Written instruction =>
Copy every line, exactly and only, from the line containing "Reproduce this chart with matplotlib." to the line containing "yticks = [0, 50, 100, 150, 200, 250]", both lines included.

Records supplied =>
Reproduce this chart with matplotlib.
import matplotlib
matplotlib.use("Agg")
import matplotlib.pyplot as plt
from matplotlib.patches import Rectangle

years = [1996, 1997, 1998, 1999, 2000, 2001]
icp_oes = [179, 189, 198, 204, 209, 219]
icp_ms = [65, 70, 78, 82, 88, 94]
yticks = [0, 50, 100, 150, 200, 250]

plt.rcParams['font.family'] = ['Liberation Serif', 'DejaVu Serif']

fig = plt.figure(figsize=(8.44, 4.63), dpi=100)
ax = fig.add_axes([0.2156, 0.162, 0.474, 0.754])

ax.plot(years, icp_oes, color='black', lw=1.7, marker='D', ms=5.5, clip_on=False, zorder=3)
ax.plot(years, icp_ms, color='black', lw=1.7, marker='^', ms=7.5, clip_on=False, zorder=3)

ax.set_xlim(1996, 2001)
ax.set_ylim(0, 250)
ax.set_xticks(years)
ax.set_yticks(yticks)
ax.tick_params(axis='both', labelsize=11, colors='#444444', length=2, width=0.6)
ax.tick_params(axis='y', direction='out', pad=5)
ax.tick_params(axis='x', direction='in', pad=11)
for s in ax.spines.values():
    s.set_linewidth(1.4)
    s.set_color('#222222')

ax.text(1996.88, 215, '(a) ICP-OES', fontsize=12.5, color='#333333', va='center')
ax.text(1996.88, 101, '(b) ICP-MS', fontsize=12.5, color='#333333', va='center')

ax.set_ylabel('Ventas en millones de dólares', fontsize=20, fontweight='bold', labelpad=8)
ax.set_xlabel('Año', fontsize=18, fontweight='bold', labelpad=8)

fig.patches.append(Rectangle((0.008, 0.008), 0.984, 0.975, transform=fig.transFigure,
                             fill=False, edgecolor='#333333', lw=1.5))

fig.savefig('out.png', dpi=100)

==

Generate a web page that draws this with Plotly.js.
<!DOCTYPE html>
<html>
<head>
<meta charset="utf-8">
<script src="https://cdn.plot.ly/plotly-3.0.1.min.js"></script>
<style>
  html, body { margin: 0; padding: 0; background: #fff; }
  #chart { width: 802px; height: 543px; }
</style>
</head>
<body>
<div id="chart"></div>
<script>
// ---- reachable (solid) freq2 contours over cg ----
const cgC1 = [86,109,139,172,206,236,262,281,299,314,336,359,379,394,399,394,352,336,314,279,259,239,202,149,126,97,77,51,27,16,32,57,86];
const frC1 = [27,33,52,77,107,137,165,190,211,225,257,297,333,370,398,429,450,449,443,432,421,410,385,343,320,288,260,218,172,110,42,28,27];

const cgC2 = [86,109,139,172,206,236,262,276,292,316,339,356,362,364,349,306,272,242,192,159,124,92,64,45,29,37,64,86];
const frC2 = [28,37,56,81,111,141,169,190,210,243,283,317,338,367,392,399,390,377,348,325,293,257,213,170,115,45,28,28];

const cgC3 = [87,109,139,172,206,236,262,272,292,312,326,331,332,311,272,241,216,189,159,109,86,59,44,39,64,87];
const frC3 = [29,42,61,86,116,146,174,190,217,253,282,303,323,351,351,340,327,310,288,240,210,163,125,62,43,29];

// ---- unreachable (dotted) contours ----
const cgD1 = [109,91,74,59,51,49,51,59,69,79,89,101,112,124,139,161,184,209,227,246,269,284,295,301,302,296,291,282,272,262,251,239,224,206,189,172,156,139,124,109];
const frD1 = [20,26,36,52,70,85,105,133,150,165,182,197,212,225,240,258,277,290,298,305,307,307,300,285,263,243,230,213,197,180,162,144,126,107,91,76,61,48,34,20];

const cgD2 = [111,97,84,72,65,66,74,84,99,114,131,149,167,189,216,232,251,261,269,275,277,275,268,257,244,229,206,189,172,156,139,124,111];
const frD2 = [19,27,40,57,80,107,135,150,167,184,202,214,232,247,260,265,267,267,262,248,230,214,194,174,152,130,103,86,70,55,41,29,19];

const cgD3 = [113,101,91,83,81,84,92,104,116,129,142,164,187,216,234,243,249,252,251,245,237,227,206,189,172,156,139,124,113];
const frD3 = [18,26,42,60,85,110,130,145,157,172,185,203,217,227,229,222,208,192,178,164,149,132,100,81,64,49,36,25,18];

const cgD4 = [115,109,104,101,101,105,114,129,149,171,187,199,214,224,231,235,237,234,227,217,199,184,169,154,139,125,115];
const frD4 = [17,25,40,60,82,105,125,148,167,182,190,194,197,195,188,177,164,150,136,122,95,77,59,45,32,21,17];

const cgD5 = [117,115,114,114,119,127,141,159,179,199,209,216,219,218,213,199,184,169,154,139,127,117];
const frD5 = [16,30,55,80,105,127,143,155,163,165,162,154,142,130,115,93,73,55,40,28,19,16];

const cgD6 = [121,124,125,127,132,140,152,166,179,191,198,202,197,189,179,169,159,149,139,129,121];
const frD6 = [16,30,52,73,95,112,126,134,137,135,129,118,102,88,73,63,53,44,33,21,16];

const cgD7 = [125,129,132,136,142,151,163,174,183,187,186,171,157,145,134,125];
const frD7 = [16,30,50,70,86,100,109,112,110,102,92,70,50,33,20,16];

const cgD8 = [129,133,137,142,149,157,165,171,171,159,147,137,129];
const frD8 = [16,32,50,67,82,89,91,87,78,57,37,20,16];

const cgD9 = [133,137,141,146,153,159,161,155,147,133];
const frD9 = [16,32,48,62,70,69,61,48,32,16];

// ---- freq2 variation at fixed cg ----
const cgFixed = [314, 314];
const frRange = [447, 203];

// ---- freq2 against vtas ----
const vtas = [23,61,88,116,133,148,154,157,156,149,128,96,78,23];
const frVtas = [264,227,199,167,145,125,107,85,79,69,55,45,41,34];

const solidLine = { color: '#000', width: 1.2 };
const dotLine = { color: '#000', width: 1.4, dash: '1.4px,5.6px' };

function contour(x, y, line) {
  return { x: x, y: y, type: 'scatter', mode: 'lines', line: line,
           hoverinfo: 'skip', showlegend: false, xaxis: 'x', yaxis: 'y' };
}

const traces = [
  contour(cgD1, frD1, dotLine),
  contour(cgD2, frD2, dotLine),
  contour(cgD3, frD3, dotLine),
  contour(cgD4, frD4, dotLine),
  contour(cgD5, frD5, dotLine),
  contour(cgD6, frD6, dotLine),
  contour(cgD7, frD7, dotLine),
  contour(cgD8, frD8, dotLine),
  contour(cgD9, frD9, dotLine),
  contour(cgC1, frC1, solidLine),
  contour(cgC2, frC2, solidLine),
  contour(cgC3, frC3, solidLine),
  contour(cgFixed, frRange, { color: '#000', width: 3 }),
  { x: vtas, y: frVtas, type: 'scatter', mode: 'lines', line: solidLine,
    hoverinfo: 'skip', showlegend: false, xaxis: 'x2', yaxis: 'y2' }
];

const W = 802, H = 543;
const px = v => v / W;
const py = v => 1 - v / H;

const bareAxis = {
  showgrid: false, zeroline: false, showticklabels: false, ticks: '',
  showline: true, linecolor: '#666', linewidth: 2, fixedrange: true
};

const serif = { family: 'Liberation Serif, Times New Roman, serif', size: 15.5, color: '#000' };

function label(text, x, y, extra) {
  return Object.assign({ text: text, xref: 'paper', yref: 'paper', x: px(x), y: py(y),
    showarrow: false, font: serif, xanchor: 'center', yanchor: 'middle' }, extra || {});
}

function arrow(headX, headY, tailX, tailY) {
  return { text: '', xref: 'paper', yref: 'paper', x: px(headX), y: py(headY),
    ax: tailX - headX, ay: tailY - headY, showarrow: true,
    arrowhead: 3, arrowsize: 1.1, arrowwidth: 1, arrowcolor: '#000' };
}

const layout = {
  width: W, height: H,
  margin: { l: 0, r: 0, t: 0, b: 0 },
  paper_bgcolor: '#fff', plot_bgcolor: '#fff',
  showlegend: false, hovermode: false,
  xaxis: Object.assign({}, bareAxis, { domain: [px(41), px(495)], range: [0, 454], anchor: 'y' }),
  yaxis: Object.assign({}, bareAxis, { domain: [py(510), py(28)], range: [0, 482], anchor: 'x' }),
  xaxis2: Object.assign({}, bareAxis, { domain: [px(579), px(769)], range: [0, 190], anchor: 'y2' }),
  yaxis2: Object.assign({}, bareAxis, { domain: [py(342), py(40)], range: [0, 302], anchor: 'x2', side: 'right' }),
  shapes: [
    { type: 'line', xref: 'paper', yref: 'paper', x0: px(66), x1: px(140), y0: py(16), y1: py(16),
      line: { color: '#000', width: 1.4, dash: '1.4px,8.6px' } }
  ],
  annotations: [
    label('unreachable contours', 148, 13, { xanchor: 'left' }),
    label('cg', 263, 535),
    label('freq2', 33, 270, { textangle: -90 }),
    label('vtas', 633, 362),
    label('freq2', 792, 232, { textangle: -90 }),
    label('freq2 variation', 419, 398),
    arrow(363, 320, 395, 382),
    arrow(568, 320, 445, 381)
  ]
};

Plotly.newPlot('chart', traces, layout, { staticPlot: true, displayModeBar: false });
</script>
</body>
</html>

--

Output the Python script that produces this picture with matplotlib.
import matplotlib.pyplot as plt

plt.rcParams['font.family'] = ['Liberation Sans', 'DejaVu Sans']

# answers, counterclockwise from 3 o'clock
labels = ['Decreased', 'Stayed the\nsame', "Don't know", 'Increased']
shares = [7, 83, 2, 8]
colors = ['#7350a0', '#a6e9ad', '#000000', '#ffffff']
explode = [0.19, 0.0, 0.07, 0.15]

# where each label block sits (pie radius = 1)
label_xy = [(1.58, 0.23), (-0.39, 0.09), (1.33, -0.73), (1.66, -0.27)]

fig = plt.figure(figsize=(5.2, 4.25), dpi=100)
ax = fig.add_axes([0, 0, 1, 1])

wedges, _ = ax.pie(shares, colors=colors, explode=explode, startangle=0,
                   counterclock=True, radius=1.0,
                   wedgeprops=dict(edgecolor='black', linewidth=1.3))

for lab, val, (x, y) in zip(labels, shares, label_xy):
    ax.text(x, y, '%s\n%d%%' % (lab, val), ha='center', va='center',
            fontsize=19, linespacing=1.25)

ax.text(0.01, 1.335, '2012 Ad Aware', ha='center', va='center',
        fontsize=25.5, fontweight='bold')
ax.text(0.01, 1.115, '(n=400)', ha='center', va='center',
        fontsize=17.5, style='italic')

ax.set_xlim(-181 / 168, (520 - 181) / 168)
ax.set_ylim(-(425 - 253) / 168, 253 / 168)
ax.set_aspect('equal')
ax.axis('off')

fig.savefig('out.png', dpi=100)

Correct response =>
Reproduce this chart with matplotlib.
import matplotlib
matplotlib.use("Agg")
import matplotlib.pyplot as plt
from matplotlib.patches import Rectangle

years = [1996, 1997, 1998, 1999, 2000, 2001]
icp_oes = [179, 189, 198, 204, 209, 219]
icp_ms = [65, 70, 78, 82, 88, 94]
yticks = [0, 50, 100, 150, 200, 250]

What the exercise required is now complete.